It’s an anniversary. 24 years ago tonight I met Bill. It’s been a fun ride and it keeps going on and on which is fine by me and fine with Bill. It’s a relationship and it’s work. 24 years later it’s a little bit easier but with time comes age and with age comes worry. Health matters basically.
Nothing bad is happening but in the back of my mind, when Bill is here and not saying anything I panic and need to ask him to respond or make some sort of sound. He does just that, chuckling at my morbid paranoia.
I told Bill the story of my Mother on Mother’s Day in 1991 when sitting in her chair doing the New York Times Sunday crossword, she left, just like that. Who knows what my father was talking about when she passed but I guess when he looked over and saw she had passed away he was shocked.
Bill is a great talker and when he suddenly goes quiet I need to check and he understands. Bill and I were members of a Gay Yahoo Group, for Men who Like Men in Suits. That’s where I was 24 years ago.
I was into wearing suits as fetishwear and found a group of other men who were into it as well. I had gone to a few of these parties and always went home dejected. My sister was in town and drove me to the Path train from my apartment in Weehawken.

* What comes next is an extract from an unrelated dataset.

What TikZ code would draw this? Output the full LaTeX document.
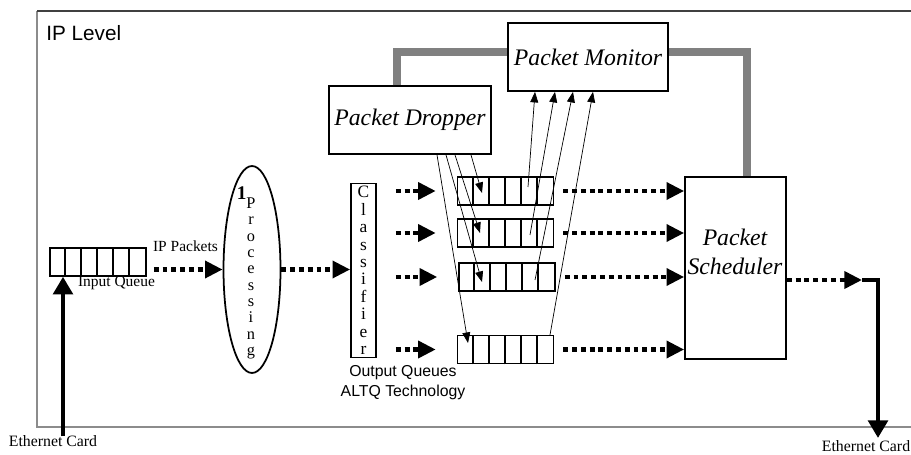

The party was on Ann Street and I took the elevator to the penthouse. I was determined to have a good time this time and availed myself of the beverages, which I think that night was mainly wine. That meant a mellow night.
At some point I was outside on a terrace, smoking a cigar, and from my memory, I was surrounded by suited men laughing at my bon mots when through the crowd I saw this brown-eyed handsome man in a mustard colored suit.
He certainly stood out in a sea of dark colored suits but I didn’t mind. A connection was made and he seemed to feel the same way. I saw Bill sitting in a chair while Erykah Badu was playing. Bill was vibing on the music and I walked up to him, asking ‘Do you dig Badu?’.
The wine emboldened me enough to make some physical moves on Bill in front of everybody else. A public display of affection or in this case, lust, is not my usual modus operandi. We wound up leaving together, both of us on the same train going uptown.
He was getting off at Union Square and I was continuing on. Before we parted I told him, ‘I’m feelin’ you kid’. We exchanged numbers and threw our chances into the air. Apparently, Bill had seen a photo of me in the Yahoo group page and it turned out I was just his type.
Little did he know what was coming on down the line. I sure didn’t, and here we are 24 years later!